Today’s Practice
Pick a real multi-step task you have on hand, and hold a conversation with AI for at least 15 turns (one question + one answer = one turn).
Example tasks:
- “Help me plan a family trip (destination, itinerary, budget, packing list)”
- “Help me set up a personal blog from scratch (pick a platform, choose a theme, write the first post)”
- “Help me analyze a career decision (take stock of where I am, pros and cons, action plan)”
Don’t try to steer the conversation deliberately — let it unfold naturally. When the conversation reaches around turn 10, pause and send this message:
“Let’s pause for a moment. What key points have we settled on so far? What questions are still unresolved?”

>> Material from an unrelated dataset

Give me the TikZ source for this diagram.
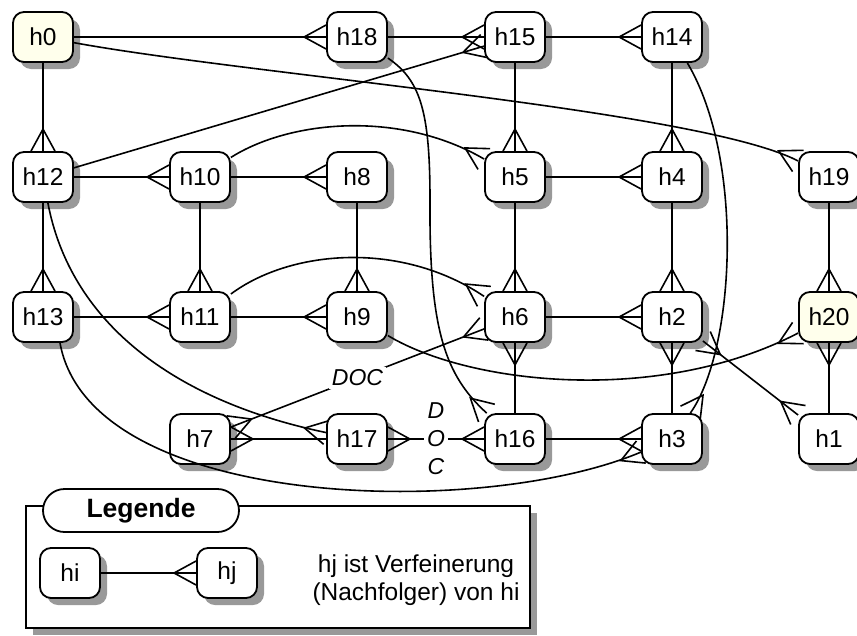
\documentclass[tikz,border=0pt]{standalone}
\usepackage{fontspec}
\setmainfont{Liberation Sans}
\usetikzlibrary{arrows.meta,shadows}

% crow's foot tip: three prongs spreading out onto the target border
\pgfdeclarearrow{
  name = Crow,
  parameters = {\the\pgfarrowlength,\the\pgfarrowwidth},
  setup code = {
    \pgfarrowssettipend{0pt}
    \pgfarrowssetlineend{0pt}
    \pgfarrowssetbackend{-\pgfarrowlength}
    \pgfarrowshullpoint{0pt}{.5\pgfarrowwidth}
    \pgfarrowshullpoint{0pt}{-.5\pgfarrowwidth}
    \pgfarrowshullpoint{-\pgfarrowlength}{0pt}
    \pgfarrowssavethe\pgfarrowlength
    \pgfarrowssavethe\pgfarrowwidth
  },
  drawing code = {
    \pgfsetdash{}{0pt}
    \pgfsetmiterjoin
    \pgfpathmoveto{\pgfqpoint{0pt}{.5\pgfarrowwidth}}
    \pgfpathlineto{\pgfqpoint{-\pgfarrowlength}{0pt}}
    \pgfpathlineto{\pgfqpoint{0pt}{-.5\pgfarrowwidth}}
    \pgfusepathqstroke
  },
  defaults = {length = 22pt, width = 24pt}
}

\definecolor{cream}{RGB}{255,255,236}
\definecolor{shade}{RGB}{153,153,153}

\tikzset{
  boxshadow/.style={drop shadow={shadow xshift=7pt, shadow yshift=-7pt, fill=shade, opacity=1}},
  hnode/.style={draw, line width=1.8pt, rounded corners=11pt, fill=white,
    minimum width=60pt, minimum height=50pt, inner sep=0pt,
    font=\fontsize{24.5}{28}\selectfont, boxshadow},
  root/.style={fill=cream},
  link/.style={line width=1.6pt, -Crow},
  both/.style={line width=1.6pt, Crow-Crow},
  doclabel/.style={fill=white, inner sep=3pt, align=center,
    font=\itshape\fontsize{23}{28}\selectfont},
  legendbox/.style={draw, line width=1.8pt, fill=white, minimum width=504pt,
    minimum height=122pt, inner sep=0pt, boxshadow},
  pill/.style={draw, line width=1.8pt, fill=white, rounded corners=21.5pt,
    minimum width=196pt, minimum height=43pt, inner sep=0pt,
    font=\bfseries\fontsize{26.5}{30}\selectfont},
}

\begin{document}
\begin{tikzpicture}[x=1pt, y=-1pt]
\useasboundingbox (0,0) rectangle (857,635);

% hypothesis nodes
\node[hnode, root] (h0)  at (43,37)  {h0};
\node[hnode] (h18) at (357,37)  {h18};
\node[hnode] (h15) at (515,37)  {h15};
\node[hnode] (h14) at (672,37)  {h14};
\node[hnode] (h12) at (43,177)  {h12};
\node[hnode] (h10) at (200,177) {h10};
\node[hnode] (h8)  at (357,177) {h8};
\node[hnode] (h5)  at (515,177) {h5};
\node[hnode] (h4)  at (672,177) {h4};
\node[hnode] (h19) at (829,177) {h19};
\node[hnode] (h13) at (43,317)  {h13};
\node[hnode] (h11) at (200,317) {h11};
\node[hnode] (h9)  at (357,317) {h9};
\node[hnode] (h6)  at (515,317) {h6};
\node[hnode] (h2)  at (672,317) {h2};
\node[hnode, root] (h20) at (829,317) {h20};
\node[hnode] (h7)  at (200,439) {h7};
\node[hnode] (h17) at (357,439) {h17};
\node[hnode] (h16) at (515,439) {h16};
\node[hnode] (h3)  at (672,439) {h3};
\node[hnode] (h1)  at (829,439) {h1};

% straight refinement links
\draw[link] (h0) -- (h18);
\draw[link] (h0) -- (h12);
\draw[link] (h18) -- (h15);
\draw[link] (h15) -- (h14);
\draw[link] (h15) -- (h5);
\draw[link] (h14) -- (h4);
\draw[link] (h12) -- (h10);
\draw[link] (h10) -- (h8);
\draw[link] (h10) -- (h11);
\draw[link] (h8) -- (h9);
\draw[link] (h5) -- (h4);
\draw[link] (h5) -- (h6);
\draw[link] (h4) -- (h2);
\draw[link] (h19) -- (h20);
\draw[link] (h12) -- (h13);
\draw[link] (h13) -- (h11);
\draw[link] (h11) -- (h9);
\draw[link] (h6) -- (h2);
\draw[link] (h16) -- (h6);
\draw[link] (h3) -- (h2);
\draw[link] (h1) -- (h20);
\draw[link] (h16) -- (h3);
\draw[link] (h17) -- (h7);
\draw[link] (h12) -- (h15);
\draw[both] (h2) -- (h1);
\draw[both] (h6) -- node[doclabel] (doc1) {DOC} (h7);
\draw[both] (h17) -- node[doclabel] (doc2) {D\\O\\C} (h16);

% curved refinement links
\coordinate (bend18) at (430,200);
\draw[link] (h0) .. controls (250,75) and (700,110) .. (h19);
\draw[link] (h14) .. controls (745,160) and (735,350) .. (h3);
\draw[link] (h18) .. controls (420,80) and (430,110) .. (bend18)
                  .. controls (429,330) and (445,375) .. (h16);
\draw[link] (h10) .. controls (290,120) and (400,110) .. (h5);
\draw[link] (h12) .. controls (70,320) and (170,400) .. (h17);
\draw[link] (h11) .. controls (290,250) and (400,240) .. (h6);
\draw[link] (h9) .. controls (470,385) and (660,405) .. (h20);
\draw[link] ([xshift=17pt]h13.south) .. controls (90,510) and (480,520) .. (h3);

% legend
\node[legendbox] (legend) at (278,567) {};
\node[pill] (legtitle) at (141,510.5) {Legende};
\node[hnode] (hi) at (70,573) {hi};
\node[hnode] (hj) at (227,573) {hj};
\draw[link] (hi) -- (hj);
\node[align=center, font=\fontsize{24.5}{28}\selectfont] (legtext) at (416,580)
  {hj ist Verfeinerung\\(Nachfolger) von hi};
\end{tikzpicture}
\end{document}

Copy and save the AI’s summary, then continue past turn 15.
What to Observe
- Did it drift? Does the summary at turn 10 match the direction you wanted at turn 5?
- Was the summary effective? After the progress summary, did the AI’s subsequent responses become more focused?
- When should you stop? By turns 15–20, is the quality of the AI’s responses improving or declining?
If the conversation drifted, don’t force it back — open a new conversation instead. Paste the saved summary and add “Based on the above progress, continue helping me [your original task]” as your opening message, and see whether the AI can pick up accurately.
Why This Matters
Context management is the hardest of Part 3’s three skills to grasp from reading alone — the longer a conversation, the more AI forgets early information, and a single progress summary noticeably improves focus. These insights won’t land without practice.
Today’s Takeaway
Long conversations aren’t scary because they drift — they’re scary because you don’t notice when they’ve drifted. A progress summary is your calibration checkpoint — check it every 10–15 turns to make sure you’re still on course.